LOVE’S PHILOSOPHY
The fountains mingle with the river,
And the rivers with the ocean;
The winds of heaven mix forever.
With a sweet emotion;
Nothing in the world is single;
All things by a law divine
In one another’s being mingle---
Why not I with thine?
See! The mountains kiss high heaven,
And the waves clasp one another;
No sister flower would be forgiven
If it disdained its brother;
And the sunlight clasps the earth,
And the moonbeams kiss the sea:-
What are all these kissings worth,
If thou kiss not me?
This
is a love poem by the English romantic poet Percy Bysshe Shelley (1792-1822).

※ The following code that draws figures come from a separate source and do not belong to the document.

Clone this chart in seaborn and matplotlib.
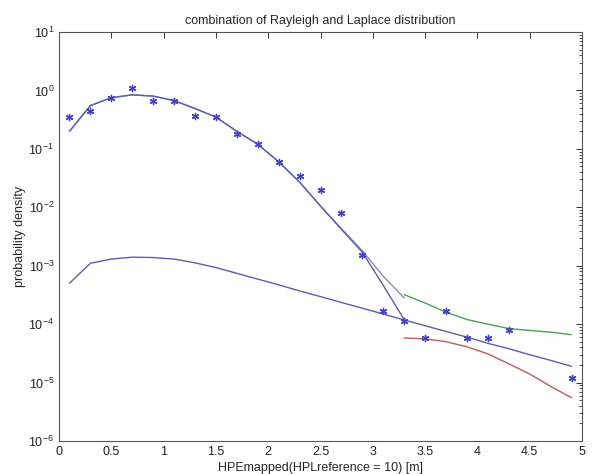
import numpy as np
import pandas as pd
import matplotlib
matplotlib.use("Agg")
import matplotlib.pyplot as plt
import seaborn as sns

# measured data (asterisks)
x_obs = [0.1, 0.3, 0.5, 0.7, 0.9, 1.1, 1.3, 1.5, 1.7, 1.9, 2.1, 2.3, 2.5, 2.7,
         2.9, 3.1, 3.3, 3.5, 3.7, 3.9, 4.1, 4.3, 4.9]
y_obs = [0.35, 0.44, 0.73, 1.08, 0.67, 0.65, 0.36, 0.35, 0.18, 0.12, 0.059, 0.034,
         0.020, 0.0081, 0.00155, 1.7e-4, 1.14e-4, 5.7e-5, 1.7e-4, 5.8e-5, 5.8e-5,
         7.8e-5, 1.2e-5]

# Rayleigh fit / combined fit (upper curves)
x_fit = [0.1, 0.3, 0.5, 0.7, 0.9, 1.1, 1.3, 1.5, 1.7, 1.9, 2.1, 2.3, 2.5, 2.7,
         2.9, 3.1, 3.3]
y_rayleigh = [0.2, 0.55, 0.75, 0.84, 0.80, 0.67, 0.49, 0.35, 0.20, 0.12, 0.060,
              0.027, 0.0105, 0.0042, 0.0017, 4.6e-4, 1.2e-4]
y_combined = [0.2, 0.55, 0.75, 0.84, 0.80, 0.67, 0.49, 0.35, 0.20, 0.12, 0.060,
              0.027, 0.0105, 0.0043, 0.0018, 6.6e-4, 2.8e-4]

# Laplace component (lower blue curve)
x_lap = [0.1, 0.3, 0.5, 0.7, 0.9, 1.1, 1.3, 1.5, 1.7, 1.9, 2.1, 2.3, 2.5, 2.7,
         2.9, 3.1, 3.3, 3.5, 3.7, 3.9, 4.1, 4.3, 4.5, 4.7, 4.9]
y_lap = [5.0e-4, 1.1e-3, 1.3e-3, 1.4e-3, 1.38e-3, 1.3e-3, 1.12e-3, 9.3e-4, 7.4e-4,
         5.9e-4, 4.7e-4, 3.7e-4, 2.96e-4, 2.35e-4, 1.87e-4, 1.49e-4, 1.18e-4,
         9.4e-5, 7.5e-5, 6.0e-5, 4.7e-5, 3.8e-5, 3.0e-5, 2.4e-5, 1.9e-5]

# tail curves
x_tail = [3.3, 3.5, 3.7, 3.9, 4.1, 4.3, 4.5, 4.7, 4.9]
y_green = [3.2e-4, 2.3e-4, 1.6e-4, 1.2e-4, 1.0e-4, 8.4e-5, 7.8e-5, 7.3e-5, 6.6e-5]
y_red = [5.8e-5, 5.6e-5, 5.0e-5, 4.1e-5, 3.1e-5, 2.1e-5, 1.4e-5, 8.6e-6, 5.5e-6]

x_ticks = [0, 0.5, 1, 1.5, 2, 2.5, 3, 3.5, 4, 4.5, 5]
x_ticklabels = ["0", "0.5", "1", "1.5", "2", "2.5", "3", "3.5", "4", "4.5", "5"]

sns.set_style("white")
plt.rcParams['font.family'] = ['Liberation Sans', 'DejaVu Sans']

fig = plt.figure(figsize=(5.95, 4.74), dpi=100)
ax = fig.add_axes([59/595, 1-441/474, (582-59)/595, (441-32)/474])

blue = "#5c5cb4"
sns.lineplot(x=x_fit, y=y_combined, ax=ax, color="#8a8ab4", lw=1.0)
sns.lineplot(x=x_fit, y=y_rayleigh, ax=ax, color=blue, lw=1.0)
sns.lineplot(x=x_lap, y=y_lap, ax=ax, color=blue, lw=1.0)
sns.lineplot(x=x_tail, y=y_green, ax=ax, color="#4ca24c", lw=1.0)
sns.lineplot(x=x_tail, y=y_red, ax=ax, color="#c05a5a", lw=1.0)
sns.scatterplot(x=x_obs, y=y_obs, ax=ax, marker=(6, 2, 0), s=20,
                color="#4040c8", linewidth=1.0, zorder=5)

ax.set_yscale("log")
ax.set_xlim(0, 5)
ax.set_ylim(1e-6, 10)
ax.set_xticks(x_ticks)
ax.set_xticklabels(x_ticklabels)
ax.tick_params(axis="both", which="both", direction="in", top=True, right=True,
               labelsize=9, colors="#333333", labelcolor="#222222")
ax.tick_params(which="major", length=4, width=0.7)
ax.tick_params(which="minor", length=2, width=0.6)
ax.yaxis.set_minor_locator(matplotlib.ticker.LogLocator(base=10, subs=np.arange(2, 10), numticks=20))
ax.yaxis.set_minor_formatter(matplotlib.ticker.NullFormatter())
for s in ax.spines.values():
    s.set_color("#555555")
    s.set_linewidth(0.8)

ax.set_title("combination of Rayleigh and Laplace distribution", fontsize=9, pad=6)
ax.set_xlabel("HPEmapped(HPLreference = 10) [m]", fontsize=9)
ax.xaxis.set_label_coords(0.5, -0.052)
ax.set_ylabel("probability density", fontsize=9, labelpad=2)

fig.savefig("out.png", dpi=100)
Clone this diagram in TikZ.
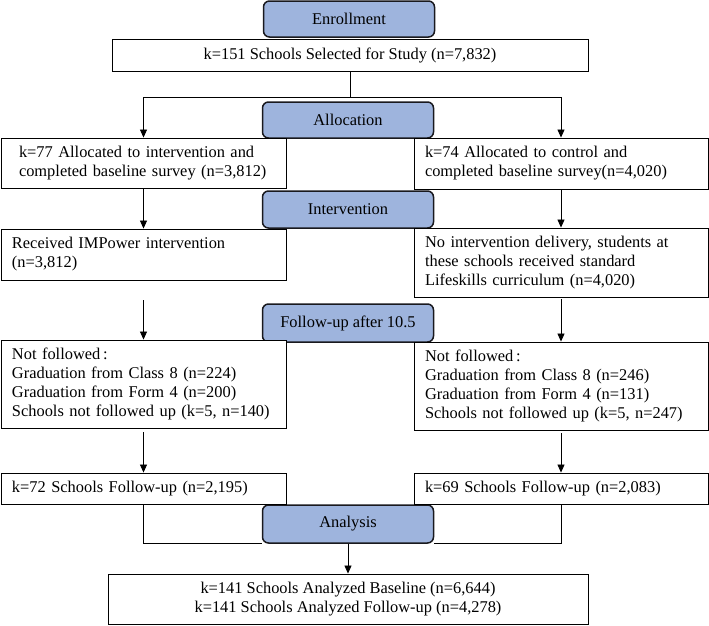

The
poet wants to convince the lady whom he loves that “Nothing in the world is
single”. There is a divine law of
pairing and combining. Fountains get mingled with rivers and rivers get mingled
with the ocean. Waves clasp one another. A sister flower will not be forgiven
if it disdains its brother flower. The sunlight of the sky clasps the
earth. Likewise the moonbeams kiss the
sea. All these kissings in nature are according to love’s philosophy which
governs all beings. But the poet seems
to be unhappy because her lady love is not paired with him. “What are all these
kissings worth/If thou kiss not me? “ He asks: If “All things by a law divine/in
one another’s being mingle/Why not I with thine?”
What
Shelley wants to convey is that the philosophy of love is a philosophy of marriage.
It is a philosophy of coming together with a bond of mutual love, not of
remaining aloof with an attitude of aloofness.